Search the data for the word "matplotlib". Reproduce every line where it is found.

╭──

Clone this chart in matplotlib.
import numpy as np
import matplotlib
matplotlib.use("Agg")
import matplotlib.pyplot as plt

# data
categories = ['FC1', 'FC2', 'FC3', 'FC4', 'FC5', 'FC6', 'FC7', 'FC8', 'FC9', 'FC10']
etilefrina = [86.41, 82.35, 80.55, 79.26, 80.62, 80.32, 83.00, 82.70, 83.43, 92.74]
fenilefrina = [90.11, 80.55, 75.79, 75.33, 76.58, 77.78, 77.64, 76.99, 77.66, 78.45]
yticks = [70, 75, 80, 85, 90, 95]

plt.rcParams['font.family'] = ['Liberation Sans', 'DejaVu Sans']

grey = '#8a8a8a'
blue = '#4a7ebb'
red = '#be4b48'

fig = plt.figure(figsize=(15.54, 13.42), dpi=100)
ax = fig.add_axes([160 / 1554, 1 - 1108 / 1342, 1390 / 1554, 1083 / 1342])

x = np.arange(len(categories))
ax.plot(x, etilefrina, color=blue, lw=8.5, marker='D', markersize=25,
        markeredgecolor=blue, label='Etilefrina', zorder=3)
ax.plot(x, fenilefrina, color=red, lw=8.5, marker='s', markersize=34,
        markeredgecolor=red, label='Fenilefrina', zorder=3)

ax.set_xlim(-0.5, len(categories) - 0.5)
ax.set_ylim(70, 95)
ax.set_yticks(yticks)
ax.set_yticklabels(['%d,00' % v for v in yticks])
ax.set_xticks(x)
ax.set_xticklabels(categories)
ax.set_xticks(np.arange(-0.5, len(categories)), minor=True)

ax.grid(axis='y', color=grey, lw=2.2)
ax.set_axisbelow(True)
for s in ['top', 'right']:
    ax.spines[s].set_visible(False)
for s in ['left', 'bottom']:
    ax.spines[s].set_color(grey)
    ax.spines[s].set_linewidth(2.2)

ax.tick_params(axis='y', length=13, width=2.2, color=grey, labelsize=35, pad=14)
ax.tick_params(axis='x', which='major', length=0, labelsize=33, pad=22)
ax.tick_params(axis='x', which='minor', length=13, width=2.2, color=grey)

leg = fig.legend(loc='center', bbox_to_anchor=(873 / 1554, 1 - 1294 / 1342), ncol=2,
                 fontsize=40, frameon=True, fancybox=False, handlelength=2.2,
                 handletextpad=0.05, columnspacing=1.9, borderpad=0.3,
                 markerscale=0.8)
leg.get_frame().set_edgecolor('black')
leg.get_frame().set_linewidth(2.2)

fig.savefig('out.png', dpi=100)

╰──

| Result |
Clone this chart in matplotlib.
import matplotlib
matplotlib.use("Agg")
import matplotlib.pyplot as plt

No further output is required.